恐るべし中国の悪女
前回の記事でマリー・アントワネットを悪女とは思わないと書きました。どの国でも宮廷内の勢力争いは日常の光景であり、奢侈も程度の問題で彼女の場合常軌を逸していたとは言えないと。手練手管を弄して権力者の寵を得ようとするのも、権謀術数を駆使してライバルを蹴落とそうとするのも男女問わず当然といえば当然です。結果的にその権力者が道を誤ることがあればそれは自身の責任でもあるわけで、私の基準で言えばクレオパトラも楊貴妃も悪女ではないのです。
歴史に残る悪女と呼ばれるのに必要なのは、飽くなき権力欲と私欲に加えて残虐性ですね。後宮での勢力争いの範疇を出なければ、具体的な事実が明るみに出るものではないのでまさしく暗闘ですが、政治の表舞台に立つと史実として残ります。
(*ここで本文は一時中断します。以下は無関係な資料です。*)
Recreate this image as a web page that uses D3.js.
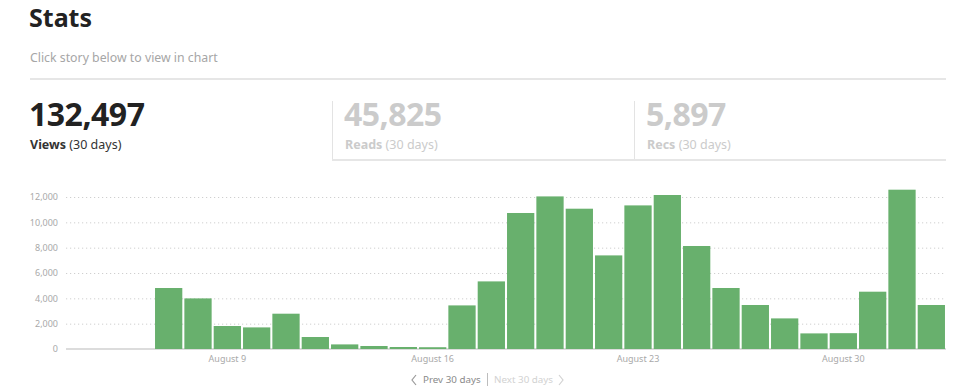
<!DOCTYPE html>
<html>
<head>
<meta charset="utf-8">
<script src="https://cdn.jsdelivr.net/npm/d3@7"></script>
<style>
  html, body { margin: 0; padding: 0; background: #fff; }
  body { width: 975px; height: 386px; overflow: hidden; font-family: "Noto Sans", "Open Sans", sans-serif; }
</style>
</head>
<body>
<div id="page"></div>
<script>
// --- data ---
const days = ["August 4", "August 5", "August 6", "August 7", "August 8", "August 9", "August 10",
  "August 11", "August 12", "August 13", "August 14", "August 15", "August 16", "August 17",
  "August 18", "August 19", "August 20", "August 21", "August 22", "August 23", "August 24",
  "August 25", "August 26", "August 27", "August 28", "August 29", "August 30", "August 31",
  "September 1", "September 2"];
const views = [0, 0, 0, 4815, 3995, 1815, 1705, 2787, 947, 363, 237, 158, 140, 3442,
  5337, 10737, 12047, 11076, 7390, 11337, 12158, 8132, 4816, 3474, 2416, 1232, 1250,
  4524, 12577, 3474];
const xTickLabels = ["August 9", "August 16", "August 23", "August 30"];
const yTicks = [0, 2000, 4000, 6000, 8000, 10000, 12000];

const statNames = ["Views", "Reads", "Recs"];
const statTotals = [132497, 45825, 5897];

// --- layout ---
const W = 975, H = 386;
const svg = d3.select("#page").append("svg")
  .attr("width", W).attr("height", H);

// header
svg.append("text").attr("x", 29).attr("y", 27)
  .attr("font-size", 25).attr("font-weight", 700).attr("fill", "#222")
  .text("Stats");
svg.append("text").attr("x", 30).attr("y", 62)
  .attr("font-size", 12.3).attr("fill", "#a6a6a6")
  .text("Click story below to view in chart");
svg.append("rect").attr("x", 30).attr("y", 78).attr("width", 916).attr("height", 2)
  .attr("fill", "#e6e6e6");

// stat boxes
const boxX = [30, 332, 634];
const boxR = [332, 634, 946];
statNames.forEach((name, i) => {
  const active = i === 0;
  const g = svg.append("g");
  if (!active) {
    g.append("line").attr("x1", boxX[i] + 0.5).attr("x2", boxX[i] + 0.5)
      .attr("y1", 101).attr("y2", 160).attr("stroke", "#e3e3e3");
    g.append("rect").attr("x", boxX[i]).attr("y", 159).attr("width", boxR[i] - boxX[i])
      .attr("height", 2).attr("fill", "#e6e6e6");
  }
  const tx = active ? boxX[i] : boxX[i] + 13;
  g.append("text").attr("x", tx - 1).attr("y", 126)
    .attr("font-size", 32).attr("font-weight", 700).attr("letter-spacing", -0.5)
    .attr("fill", active ? "#222" : "#cbcbcb")
    .text(d3.format(",")(statTotals[i]));
  const lab = g.append("text").attr("x", tx).attr("y", 149)
    .attr("font-size", 12.5).attr("fill", active ? "#333" : "#cbcbcb");
  lab.append("tspan").attr("font-weight", 700).text(name);
  lab.append("tspan").text(" (30 days)");
});

// chart
const x = d3.scaleBand().domain(days).range([66, 946]).paddingInner(0.07).paddingOuter(0.035);
const y = d3.scaleLinear().domain([0, 12000]).range([349, 197]);

// dotted grid
svg.append("g").selectAll("line")
  .data(yTicks.filter(d => d > 0))
  .join("line")
  .attr("x1", 66).attr("x2", 946)
  .attr("y1", d => y(d) + 0.5).attr("y2", d => y(d) + 0.5)
  .attr("stroke", "#cfcfcf").attr("stroke-dasharray", "1.2,2.8");

// baseline
svg.append("rect").attr("x", 66).attr("y", y(0) - 1).attr("width", 880).attr("height", 2)
  .attr("fill", "#dcdcdc");

// y axis
const yAxis = svg.append("g").attr("transform", "translate(58,0)")
  .call(d3.axisLeft(y).tickValues(yTicks).tickSize(0).tickPadding(0).tickFormat(d3.format(",")));
yAxis.select(".domain").remove();
yAxis.selectAll("text").attr("font-size", 9).attr("fill", "#a9a9a9")
  .attr("font-family", "Noto Sans, sans-serif");

// bars
svg.append("g").selectAll("rect")
  .data(views)
  .join("rect")
  .attr("x", (d, i) => x(days[i]))
  .attr("width", x.bandwidth())
  .attr("y", d => y(d))
  .attr("height", d => y(0) - y(d))
  .attr("fill", "#68b06d");

// x axis
const xAxis = svg.append("g").attr("transform", `translate(0,${y(0)})`)
  .call(d3.axisBottom(x).tickValues(xTickLabels).tickSize(0).tickPadding(7));
xAxis.select(".domain").remove();
xAxis.selectAll("text").attr("font-size", 9).attr("fill", "#a9a9a9")
  .attr("font-family", "Noto Sans, sans-serif");

// pager
const nav = svg.append("g").attr("font-size", 9.8);
nav.append("path").attr("d", "M416,375 L412,380 L416,385").attr("fill", "none")
  .attr("stroke", "#9a9a9a").attr("stroke-width", 1.2);
nav.append("text").attr("x", 423).attr("y", 383).attr("fill", "#8a8a8a").text("Prev 30 days");
nav.append("line").attr("x1", 487.5).attr("x2", 487.5).attr("y1", 373).attr("y2", 386)
  .attr("stroke", "#bdbdbd");
nav.append("text").attr("x", 494).attr("y", 383).attr("fill", "#d2d2d2").text("Next 30 days");
nav.append("path").attr("d", "M559,375 L563,380 L559,385").attr("fill", "none")
  .attr("stroke", "#d2d2d2").attr("stroke-width", 1.2);
</script>
</body>
</html>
残虐性という点では中国が他の追随を許さないものがあります。
ダントツなのは漢の高祖(劉邦)の皇后呂雉でしょう。最も有名な人豚の一件(戚夫人の手足を切断、目・耳・声を潰して豚の代わりに便所に置いた)だけでも史上最悪に挙げてよいほどですが、自分と息子恵帝の地位を脅かしうる皇族や元勲を軒並み抹殺しています。残虐性では一頭地を抜いてますね。
続くのは毛沢東夫人の江青です。「文化大革命」を主導し数多の人物を無実の罪で死に追いやったのみならず、非常に嫉妬深い性格から映画・演劇関係者が多数犠牲になっています。これは女優として大成しなかったことの逆恨みでしかないです。「文化大革命」での膨大な死者数を考えると、間接的に殺した人数は呂雉以上かもしれません。
50年近くに渡って政治を壟断し多くの政敵を処刑した清の西太后もなかなかですが、西晋2代恵帝の皇后賈南風も捨て難いです。陰謀を巡らせて政敵を葬り去るという点ではナンバーワンかもしれません。嫉妬心と残虐さもピカ一で、身重の側室を胎児ごと手に掛けたりアバンチュールを楽しんだ若い男を事後に殺すことを繰り返したりと悪女の見本と思えるほどです。
やはり中国恐るべしといった感がありますが、お隣の朝鮮にも引けを取らない悪女がいます。李氏朝鮮26代高宗の妃である閔妃です。義父興宣大院君一派と血で血を洗う暗殺合戦を繰り広げ、魔術に傾倒して国庫の6倍以上を浪費、末期症状にあった王朝に自ら引導を渡す結果をもたらしました。
彼女たちに比べると日本は勿論のこと、西洋やオリエントの女性も可愛いものですね。私の職場にも一時期アルバイトの中国人女性がかなり来ていましたが、総じて気が強いという印象でした。歴史を鑑みると怖い国、と言うより怖い人たちと言ったほうが正しいかもしれません。